Sparks served his time over two years instead of the mandated one year, as he continued to work. He says that during his time in jail, he wore his own clothes, used his own bedding and brought his own food. When he wasn’t traveling internationally, he spent time editing music on his own laptop.

He said of his time, “It was actually a retreat for me.”

This is a direct product of pay-to-stay jails. People who have been convicted of misdemeanors, and recently even felonies, are allowed to “rent” a bed in a city jail with smaller populations and better amenities. The Southern California jails made over seven million dollars from 2011 to 2015 due to this policy.

City jails have even begun to advocate their jails as cleaner, safer, and more tolerable.

The price paid for a stay varies for each jail, similar to hotels.  Criminals can pay just $25 for a basement bed in LaVerne jail, while more wealthy defendants will pay $251 per night in Hermosa Beach.

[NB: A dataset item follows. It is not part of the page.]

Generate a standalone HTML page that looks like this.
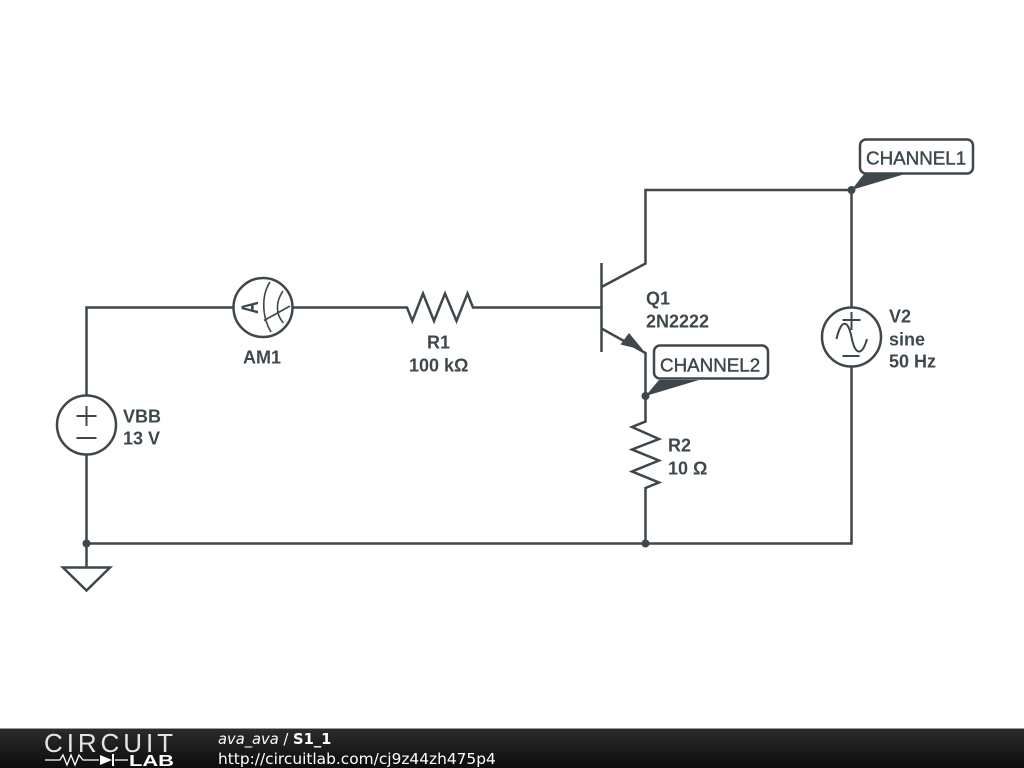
<!DOCTYPE html>
<html>
<head>
<meta charset="utf-8">
<style>
html,body{margin:0;padding:0;background:#fff;width:1024px;height:768px;overflow:hidden}
svg{display:block}
.l{font-family:"Liberation Sans",sans-serif;font-weight:bold;font-size:18px;fill:#3d474c}
.c{font-family:"Liberation Sans",sans-serif;font-size:18.8px;fill:#3d474c;stroke:#3d474c;stroke-width:.4px}
.f{font-family:"DejaVu Sans",sans-serif;font-size:15.4px;fill:#fff}
</style>
</head>
<body>
<svg width="1024" height="768" viewBox="0 0 1024 768" xmlns="http://www.w3.org/2000/svg">
<defs>
<linearGradient id="g" x1="0" y1="0" x2="0" y2="1"><stop offset="0" stop-color="#2b2b2b"/><stop offset="1" stop-color="#0c0c0c"/></linearGradient>
</defs>
<g fill="none" stroke="#3d474c" stroke-width="2.5" stroke-linejoin="miter">
<path d="M86.500 395V307.500H233M293 307.500H407L412.300 321 423 293.500 434 321 445 293.500 456.500 321 467.500 293.500 473 307.500H601.500"/>
<path d="M86.500 455V543.500H851.500V367M851.500 307V190H645.500V263.500L601.500 287M601.500 263V352"/>
<path d="M601.500 328.500L645.500 353V421.500L632 427 659 439 632 449.500 659 460.500 632 471.500 659 482.500 645.500 488V543.500"/>
<path d="M86.500 543.500V567M63 567.500H110L86.500 590.500Z"/>
<circle cx="86.500" cy="425" r="29.500"/>
<circle cx="851.500" cy="337" r="29.500"/>
<circle cx="263" cy="307.500" r="29.500"/>
<path d="M86.500 406V426M76.500 416H96.500M76.500 438H96.500" stroke-width="2"/>
<path d="M851.500 312V330M842.500 320H860.500M842.500 356H859.500" stroke-width="2"/>
<path d="M836.500 339C841 319 848 319 851.500 337S862 357 867 339" stroke-width="2"/>
<path d="M270 282C262 294 261 315 271 332M283 291C276 301 275 314 283.500 323M264 320.500L290 306" stroke-width="1.600"/>
<rect x="860" y="139.500" width="113" height="34" rx="6" fill="#fff"/>
<rect x="654" y="345.500" width="114" height="33" rx="6" fill="#fff"/>
</g>
<path d="M643 350L629 333 620.500 344.500Z" fill="#3d474c"/>
<g fill="#3d474c">
<circle cx="86.500" cy="543.500" r="4"/>
<circle cx="645.500" cy="543.500" r="4"/>
<circle cx="851.500" cy="190" r="4"/>
<circle cx="645.500" cy="396" r="4"/>
<path d="M851.500 190L864 174H905Z"/>
<path d="M645.500 396L659 380H699Z"/>
</g>
<text class="l" transform="translate(258 307.500) rotate(-90) scale(1.100 1.500)" text-anchor="middle" style="font-size:16px">A</text>
<text class="l" x="243" y="363.500">AM1</text>
<text class="l" x="427" y="348.500">R1</text>
<text class="l" x="409" y="371.500">100 kΩ</text>
<text class="l" x="646" y="304.500">Q1</text>
<text class="l" x="646" y="327.500">2N2222</text>
<text class="l" x="668" y="451.500">R2</text>
<text class="l" x="668" y="474.500">10 Ω</text>
<text class="l" x="889" y="322.500">V2</text>
<text class="l" x="889" y="345.500">sine</text>
<text class="l" x="889" y="367.500">50 Hz</text>
<text class="l" x="123" y="422.500">VBB</text>
<text class="l" x="123" y="444.500">13 V</text>
<text class="c" x="866" y="164.500">CHANNEL1</text>
<text class="c" x="660" y="371.500">CHANNEL2</text>
<rect x="0" y="729" width="1024" height="39" fill="url(#g)"/>
<rect x="0" y="728" width="1024" height="1" fill="#9a9a9a"/>
<text x="44" y="752" style="font-family:'Liberation Sans',sans-serif;font-size:26px;fill:#e4e4e4" textLength="129" lengthAdjust="spacing">CIRCUIT</text>
<path d="M45 760H60L63 755 67 765 71 755 75 765 79 755 83 760H99M115 760H128" fill="none" stroke="#fff" stroke-width="1.300"/>
<path d="M100 755L112 760 100 765Z" fill="#fff"/>
<rect x="112" y="754" width="2" height="12" fill="#fff"/>
<text x="129" y="766" style="font-family:'Liberation Sans',sans-serif;font-weight:bold;font-size:16px;fill:#fff" textLength="45" lengthAdjust="spacingAndGlyphs">LAB</text>
<text class="f" x="218" y="744" style="font-size:14.700px"><tspan font-style="italic">ava_ava</tspan> / <tspan font-weight="bold">S1_1</tspan></text>
<text class="f" x="218" y="764">http://circuitlab.com/cj9z44zh475p4</text>
</svg>
</body>
</html>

In Seal’s Beach, defendants can get a flat-screen television, access to a computer room, and a new bed. Just a half-hour drive northeast, prisoners can get a refrigerator, phone, television and an eight bed dorm room in Fullerton.

 

This system greatly undermines the core goal of criminal punishment: to deter people from committing crimes. Pay-to-stay jails favor elitist and classist values, the idea that the rich are more favorable than the poor. If wealthy families know they can get away with easier punishments, they are obviously more likely to commit the crime. This system puts poor defendants in unfavorable conditions simply because they cannot afford to be treated fairly. It shifts democratic societal debt to oligarchical debt, taking the responsibility of rehabilitating society’s criminals out of the hands of the tax payers and into the hands of the rich. While this may seem beneficial, it’s nothing but a thinly veiled government money-maker. Equal crimes deserve equal punishment, whether or not the perpetrator was born with a silver spoon.  This unfair punishment system puts more pressure on capitalistic success, and less pressure on being a valuable member of society.  In a truly democratic society, if you do the crime, you do the time, despite which tax bracket you’re in.